Bug Memorization: Approximately 44.44% of errors generated by LLMs were found to be identical to existing historical bugs, suggesting a significant degree of memorization rather than learning dynamic code correction strategies.
Code Construct Susceptibility: Certain programming constructs, such as method invocations, return statements, and conditional constructs (if statements), were identified as particularly prone to errors during LLM-generated completions.

Limitations of Post-Processing Techniques

Although post-processing techniques were deployed to improve output consistency, they did not substantially reduce error rates.

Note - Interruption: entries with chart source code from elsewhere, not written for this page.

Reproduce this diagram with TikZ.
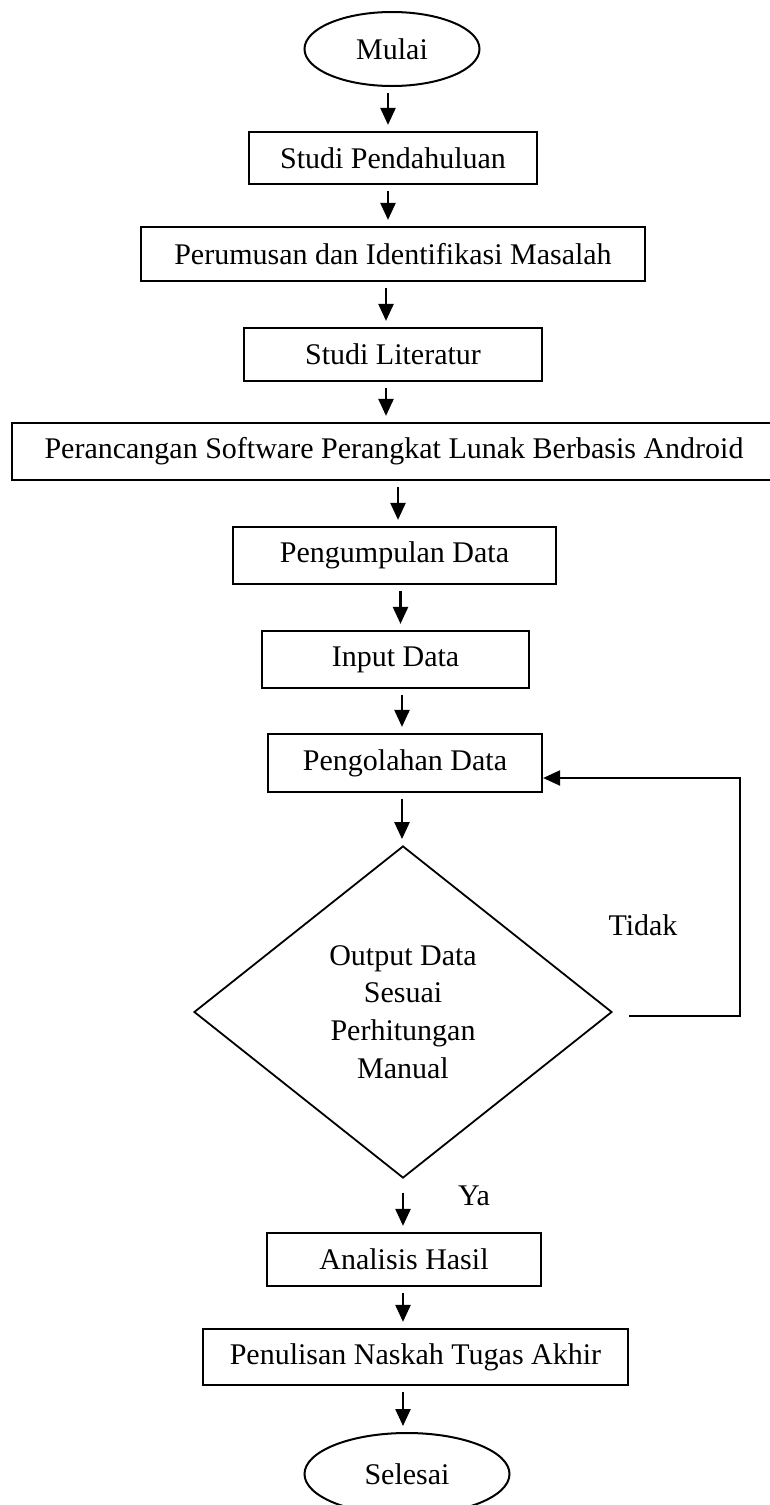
\documentclass[tikz,border=0pt]{standalone}
\usepackage{fontspec}
\setmainfont{Liberation Serif}
\usetikzlibrary{shapes.geometric,arrows.meta}
\tikzset{
  teks/.style={font=\fontsize{30}{37.7}\selectfont},
  proses/.style n args={2}{draw, rectangle, teks, line width=2.2pt, inner sep=0pt, minimum width=#1, minimum height=#2},
  terminal/.style n args={2}{draw, ellipse, teks, line width=2pt, inner sep=0pt, minimum width=#1, minimum height=#2},
  keputusan/.style={draw, diamond, teks, line width=1.8pt, inner sep=0pt, align=center, minimum width=418pt, minimum height=332pt},
  ujung/.style={-{Triangle[length=17pt,width=15pt]}},
  panah/.style={line width=2.4pt, ujung, shorten <=6pt, shorten >=6pt}
}
\begin{document}
\begin{tikzpicture}[x=1pt, y=-1pt]
    \useasboundingbox (0,0) rectangle (769,1505);
    \node[terminal={175pt}{74pt}] (mulai) at (392,49) {Mulai};
    \node[proses={288pt}{52pt}] (studi) at (393,158) {Studi Pendahuluan};
    \node[proses={504pt}{54pt}] (rumus) at (393,254) {Perumusan dan Identifikasi Masalah};
    \node[proses={298pt}{53pt}] (lit) at (393,354.5) {Studi Literatur};
    \node[proses={764pt}{57pt}] (rancang) at (394,451.5) {Perancangan Software Perangkat Lunak Berbasis Android};
    \node[proses={323pt}{57pt}] (kumpul) at (394.5,555.5) {Pengumpulan Data};
    \node[proses={267pt}{57pt}] (input) at (395.5,659.5) {Input Data};
    \node[proses={274pt}{58pt}] (olah) at (405,763) {Pengolahan Data};
    \node[keputusan] (cek) at (403,1012) {Output Data\\Sesuai\\Perhitungan\\Manual};
    \node[proses={274pt}{53pt}] (analisis) at (404,1259.5) {Analisis Hasil};
    \node[proses={425pt}{56pt}] (tulis) at (415.5,1357) {Penulisan Naskah Tugas Akhir};
    \node[terminal={205pt}{82pt}] (selesai) at (407,1474) {Selesai};
    \node[teks] (tidak) at (643,925) {Tidak};
    \node[teks] (ya) at (474,1196) {Ya};

    \draw[panah] ([xshift=-4pt]mulai.south) -- ([xshift=-4pt]mulai.south |- studi.north);
    \draw[panah] ([xshift=-5pt]studi.south) -- ([xshift=-5pt]studi.south |- rumus.north);
    \draw[panah] ([xshift=-7pt]rumus.south) -- ([xshift=-7pt]rumus.south |- lit.north);
    \draw[panah] ([xshift=-7pt]lit.south) -- ([xshift=-7pt]lit.south |- rancang.north);
    \draw[panah] ([xshift=4pt]rancang.south) -- ([xshift=4pt]rancang.south |- kumpul.north);
    \draw[panah] ([xshift=6pt]kumpul.south) -- ([xshift=6pt]kumpul.south |- input.north);
    \draw[panah] ([xshift=6.5pt]input.south) -- ([xshift=6.5pt]input.south |- olah.north);
    \draw[panah] ([xshift=-3pt]olah.south) -- ([xshift=-3pt]olah.south |- cek.north);
    \draw[panah] ([yshift=-8pt]cek.south) -- (cek.south |- analisis.north);
    \draw[panah] ([xshift=-1pt]analisis.south) -- ([xshift=-1pt]analisis.south |- tulis.north);
    \draw[panah] ([xshift=-1pt]analisis.south |- tulis.south) -- ([xshift=-1pt]analisis.south |- selesai.north);
    \draw[line width=2.2pt, ujung] ([xshift=16pt,yshift=-4pt]cek.east) -- ++(111,0) |- ([yshift=-15pt]olah.east);
\end{tikzpicture}
\end{document}
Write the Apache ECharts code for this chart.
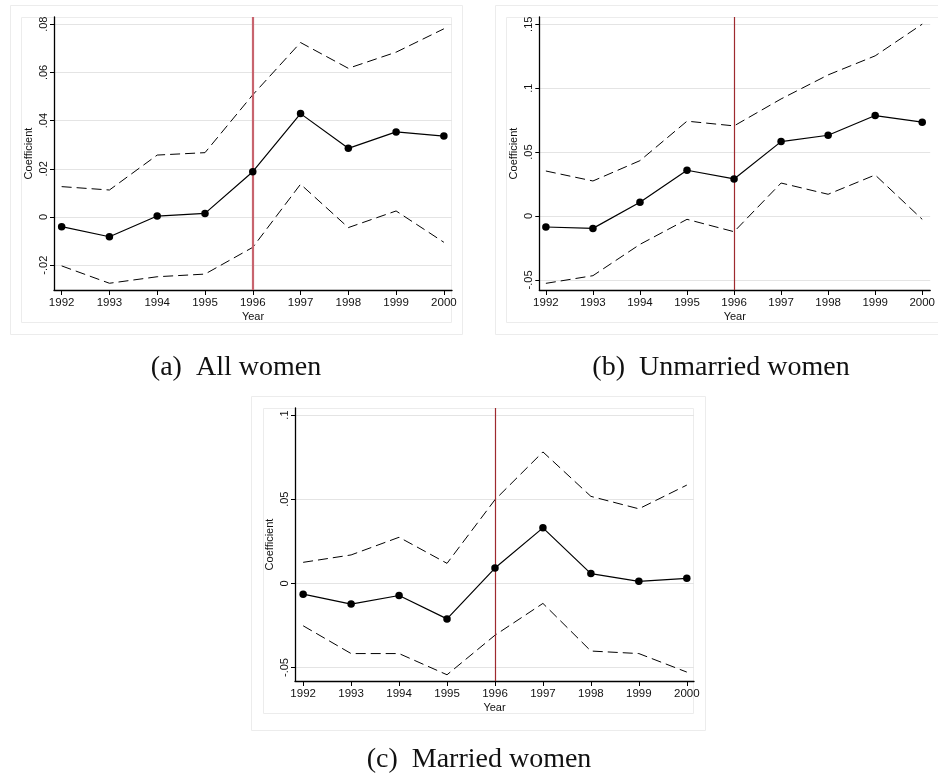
<!DOCTYPE html>
<html>
<head>
<meta charset="utf-8">
<script src="https://cdn.jsdelivr.net/npm/echarts@6/dist/echarts.min.js"></script>
<style>
html,body{margin:0;padding:0;background:#fff;}
#chart{width:938px;height:775px;}
</style>
</head>
<body>
<div id="chart"></div>
<script>
// ---------- data ----------
const years = [1992, 1993, 1994, 1995, 1996, 1997, 1998, 1999, 2000];

// (a) All women
const coefAll  = [-0.0040, -0.0082, 0.0004, 0.0015, 0.0188, 0.0429, 0.0285, 0.0353, 0.0336];
const upperAll = [ 0.0126,  0.0112, 0.0257, 0.0267, 0.0507, 0.0724, 0.0617, 0.0684, 0.0781];
const lowerAll = [-0.0203, -0.0275,-0.0248,-0.0237,-0.0126, 0.0136,-0.0044, 0.0025,-0.0105];

// (b) Unmarried women
const coefUnm  = [-0.0086, -0.0097, 0.0107, 0.0358, 0.0290, 0.0582, 0.0632, 0.0786, 0.0734];
const upperUnm = [ 0.0352,  0.0274, 0.0433, 0.0742, 0.0705, 0.0916, 0.1104, 0.1253, 0.1501];
const lowerUnm = [-0.0527, -0.0467,-0.0222,-0.0026,-0.0123, 0.0258, 0.0170, 0.0321,-0.0026];

// (c) Married women
const coefMar  = [-0.0064, -0.0123,-0.0072,-0.0211, 0.0091, 0.0330, 0.0058, 0.0012, 0.0030];
const upperMar = [ 0.0125,  0.0169, 0.0274, 0.0119, 0.0497, 0.0781, 0.0517, 0.0443, 0.0584];
const lowerMar = [-0.0252, -0.0417,-0.0417,-0.0543,-0.0308,-0.0119,-0.0402,-0.0417,-0.0527];

// tick values
const yTicksA = [-0.02, 0, 0.02, 0.04, 0.06, 0.08];
const yTicksB = [-0.05, 0, 0.05, 0.1, 0.15];
const yTicksC = [-0.05, 0, 0.05, 0.1];
const reformYear = 1996;

const captions = ['(a)  All women', '(b)  Unmarried women', '(c)  Married women'];
const xTitle = 'Year';
const yTitle = 'Coefficient';

// ---------- helpers ----------
function stataFmt(v){
  if (Math.abs(v) < 1e-12) return '0';
  let s = String(+v.toFixed(4));
  return s.replace(/^(-?)0\./, '$1.');
}
const SANS = '"Liberation Sans", Arial, sans-serif';

const panels = [
  {grid:{left:54, top:17, width:398, height:273}, xmin:1991.84, xmax:2000.17, ymin:-0.0303, ymax:0.0830, yt:yTicksA,
   c:coefAll, u:upperAll, l:lowerAll, red:{color:'#c8646e', width:2.2}},
  {grid:{left:539.3, top:17, width:397.4, height:273}, xmin:1991.86, xmax:2000.17, ymin:-0.0579, ymax:0.1557, yt:yTicksB,
   c:coefUnm, u:upperUnm, l:lowerUnm, red:{color:'#9e2a2f', width:1.2}},
  {grid:{left:295, top:408, width:399, height:273}, xmin:1991.83, xmax:2000.15, ymin:-0.0580, ymax:0.1042, yt:yTicksC,
   c:coefMar, u:upperMar, l:lowerMar, red:{color:'#9e2a2f', width:1.2}}
];

const grids = [], xAxes = [], yAxes = [], series = [];
panels.forEach((p, i) => {
  grids.push(Object.assign({containLabel:false}, p.grid));
  xAxes.push({
    type:'value', gridIndex:i, min:p.xmin, max:p.xmax,
    name:xTitle, nameLocation:'middle', nameGap:21,
    nameTextStyle:{fontFamily:SANS, fontSize:11, color:'#111'},
    axisLine:{onZero:false, lineStyle:{color:'#000', width:1.3}},
    axisTick:{show:true, length:5, lineStyle:{color:'#000'}, customValues:years},
    axisLabel:{customValues:years, fontFamily:SANS, fontSize:11.5, color:'#111', margin:7, formatter:v=>String(Math.round(v))},
    splitLine:{show:false}
  });
  yAxes.push({
    type:'value', gridIndex:i, min:p.ymin, max:p.ymax,
    name:yTitle, nameLocation:'middle', nameGap:20, nameRotate:90,
    nameTextStyle:{fontFamily:SANS, fontSize:11, color:'#111'},
    axisLine:{onZero:false, lineStyle:{color:'#000', width:1.3}},
    axisTick:{show:true, length:4, lineStyle:{color:'#000'}, customValues:p.yt},
    axisLabel:{customValues:p.yt, rotate:90, fontFamily:SANS, fontSize:11, color:'#111', margin:5, formatter:stataFmt},
    splitLine:{show:true, lineStyle:{color:'#e4e4e4', width:1}}
  });
  const mk = (arr) => years.map((y, k) => [y, arr[k]]);
  // reference line (drawn beneath the data)
  series.push({
    type:'line', xAxisIndex:i, yAxisIndex:i, data:[], silent:true, z:1,
    markLine:{
      symbol:'none', silent:true, label:{show:false}, animation:false,
      lineStyle:{color:p.red.color, width:p.red.width, type:'solid'},
      data:[{xAxis:reformYear}]
    }
  });
  series.push({
    type:'line', xAxisIndex:i, yAxisIndex:i, data:mk(p.u), symbol:'none',
    lineStyle:{color:'#000', width:1, type:[10,5]}, silent:true, z:3
  });
  series.push({
    type:'line', xAxisIndex:i, yAxisIndex:i, data:mk(p.l), symbol:'none',
    lineStyle:{color:'#000', width:1, type:[10,5]}, silent:true, z:3
  });
  series.push({
    type:'line', xAxisIndex:i, yAxisIndex:i, data:mk(p.c), symbol:'circle', symbolSize:7.5,
    itemStyle:{color:'#000'}, lineStyle:{color:'#000', width:1.2}, silent:true, z:5
  });
});

// frames & captions (decorative)
const frameStyle = {fill:'none', stroke:'#ececec', lineWidth:1};
const capFont = '28px "Liberation Serif", "Times New Roman", serif';
const graphic = [
  {type:'rect', shape:{x:10.5, y:5.5, width:452, height:329}, style:frameStyle, silent:true},
  {type:'rect', shape:{x:21.5, y:17.5, width:430, height:305}, style:frameStyle, silent:true},
  {type:'rect', shape:{x:495.5, y:5.5, width:460, height:329}, style:frameStyle, silent:true},
  {type:'rect', shape:{x:506.5, y:17.5, width:440, height:305}, style:frameStyle, silent:true},
  {type:'rect', shape:{x:251.5, y:396.5, width:454, height:334}, style:frameStyle, silent:true},
  {type:'rect', shape:{x:263.5, y:408.5, width:430, height:305}, style:frameStyle, silent:true},
  {type:'text', x:236, y:368, style:{text:captions[0], font:capFont, fill:'#111', align:'center', verticalAlign:'middle'}, silent:true},
  {type:'text', x:721, y:368, style:{text:captions[1], font:capFont, fill:'#111', align:'center', verticalAlign:'middle'}, silent:true},
  {type:'text', x:479, y:760, style:{text:captions[2], font:capFont, fill:'#111', align:'center', verticalAlign:'middle'}, silent:true}
];

const chart = echarts.init(document.getElementById('chart'), null, {renderer:'canvas'});
chart.setOption({
  animation:false,
  backgroundColor:'#fff',
  grid:grids, xAxis:xAxes, yAxis:yAxes, series:series, graphic:graphic
});
</script>
</body>
</html>
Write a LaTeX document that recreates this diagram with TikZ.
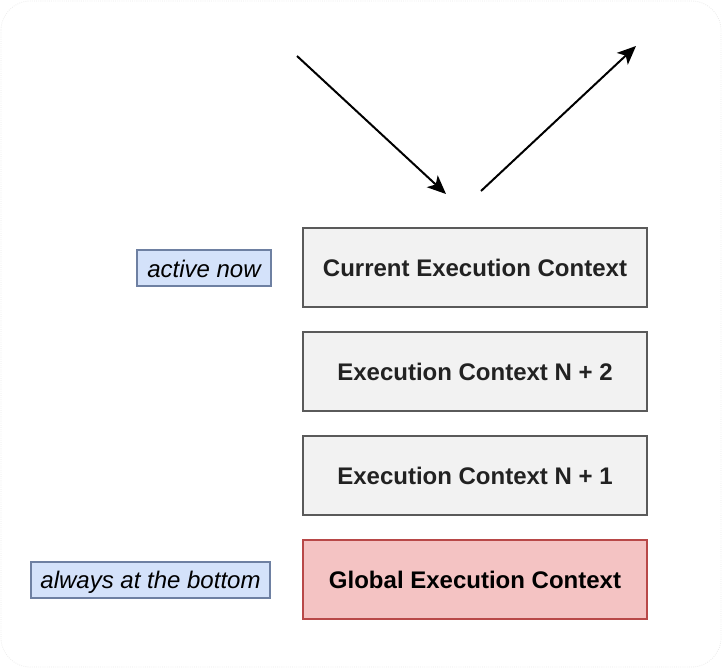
\documentclass[tikz,border=0pt]{standalone}
\usepackage{fontspec}
\setmainfont{Liberation Sans}
\usetikzlibrary{arrows.meta}
\definecolor{ctxfill}{HTML}{F2F2F2}
\definecolor{ctxdraw}{HTML}{5A5A5A}
\definecolor{ctxtext}{HTML}{222222}
\definecolor{notefill}{HTML}{D4E2FA}
\definecolor{notedraw}{HTML}{6E80A2}
\definecolor{globfill}{HTML}{F4C3C3}
\definecolor{globdraw}{HTML}{B84848}
\tikzset{
  ctxbox/.style={draw=ctxdraw, fill=ctxfill, line width=1.5pt, minimum width=258pt, minimum height=59pt, inner sep=0pt,
    text height=16pt, text depth=2.5pt,
    font=\fontsize{18pt}{21pt}\selectfont\bfseries, text=ctxtext},
  globbox/.style={ctxbox, draw=globdraw, fill=globfill, text=black},
  notebox/.style={draw=notedraw, fill=notefill, line width=1.5pt, minimum height=27pt, inner sep=0pt,
    text height=16pt, text depth=2.5pt,
    font=\fontsize{18pt}{21pt}\selectfont\itshape, text=black},
  flow/.style={draw=black, line width=1.5pt, -{Stealth[length=14pt, width=12pt, inset=3.5pt]}}
}
\begin{document}
\begin{tikzpicture}[x=0.75pt, y=-0.75pt]
\useasboundingbox (0,0) rectangle (722,668);
\draw[fill=white, draw=black!8, densely dotted, line width=0.6pt, rounded corners=22pt] (1,1) rectangle (721,667);
\node[ctxbox] (cur) at (475,267.5) {Current Execution Context};
\node[ctxbox] (n2) at (475,371.5) {Execution Context N + 2};
\node[ctxbox] (n1) at (475,475.5) {Execution Context N + 1};
\node[globbox] (glob) at (475,579.5) {Global Execution Context};
\node[notebox, minimum width=100.5pt] (active) at (204,268) {active now};
\node[notebox, minimum width=179pt] (always) at (150.5,579.5) {always at the bottom};
\coordinate (inStart) at (297,56);
\coordinate (inEnd) at (446,194);
\coordinate (outStart) at (481,191);
\coordinate (outEnd) at (636,46);
\draw[flow] (inStart) -- (inEnd);
\draw[flow] (outStart) -- (outEnd);
\end{tikzpicture}
\end{document}
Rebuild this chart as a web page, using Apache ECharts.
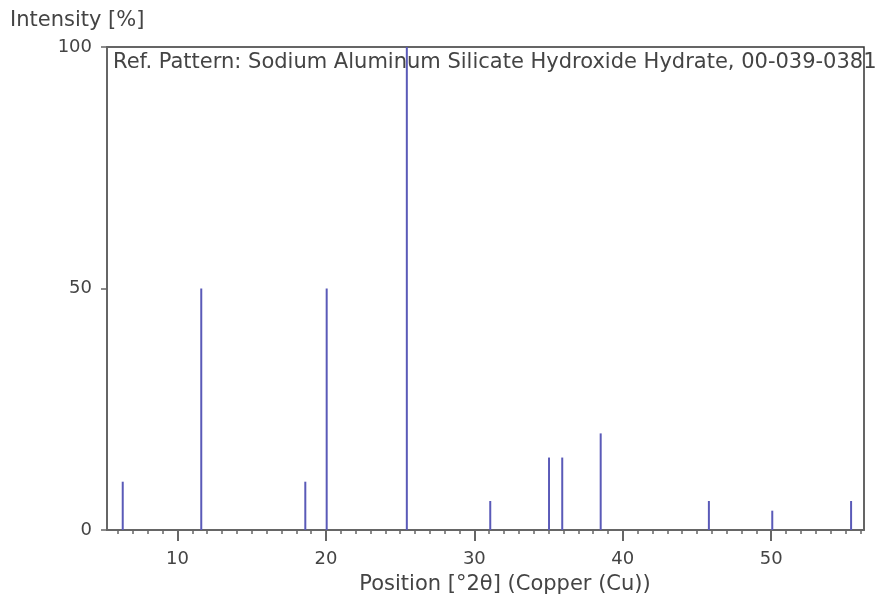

This finding underlines the insufficiency of current post-processing strategies in enhancing the reliability of LLMs for bug-prone code completion tasks.

Implications and Future Research Directions

The implications of this research are manifold. Practical applications of LLMs in integrated development environments (IDEs) and real-world software development necessitate models that can reliably differentiate historical bug patterns from correct code structures. The study’s insights regarding LLM memorization biases indicate a pressing need for more sophisticated model architectures or training methodologies that do not rely heavily on data memorization but incorporate robust code understanding and error correction mechanisms.

Furthermore, this research prompts speculation on the future direction of AI in software development. Enhanced methods for code representation learning, dynamic model training that adapts to evolving software patterns, and the integration of comprehensive debugging heuristics are potential pathways to mitigate the limitations identified.

Conclusion

This empirical study provides a critical understanding of the current capabilities and limitations of LLMs in bug-prone code completion tasks. While LLMs offer promising enhancements to coding efficiency, their propensity to replicate historical bugs presents a noteworthy challenge. The findings compel both academia and industry to pursue advancements in model training, error handling, and intelligent post-processing techniques, fostering more reliable deployment of LLMs in sophisticated coding environments. As AI continues to augment human capabilities in software engineering, it is imperative to address these challenges to fully realize the potential benefits that LLMs promise.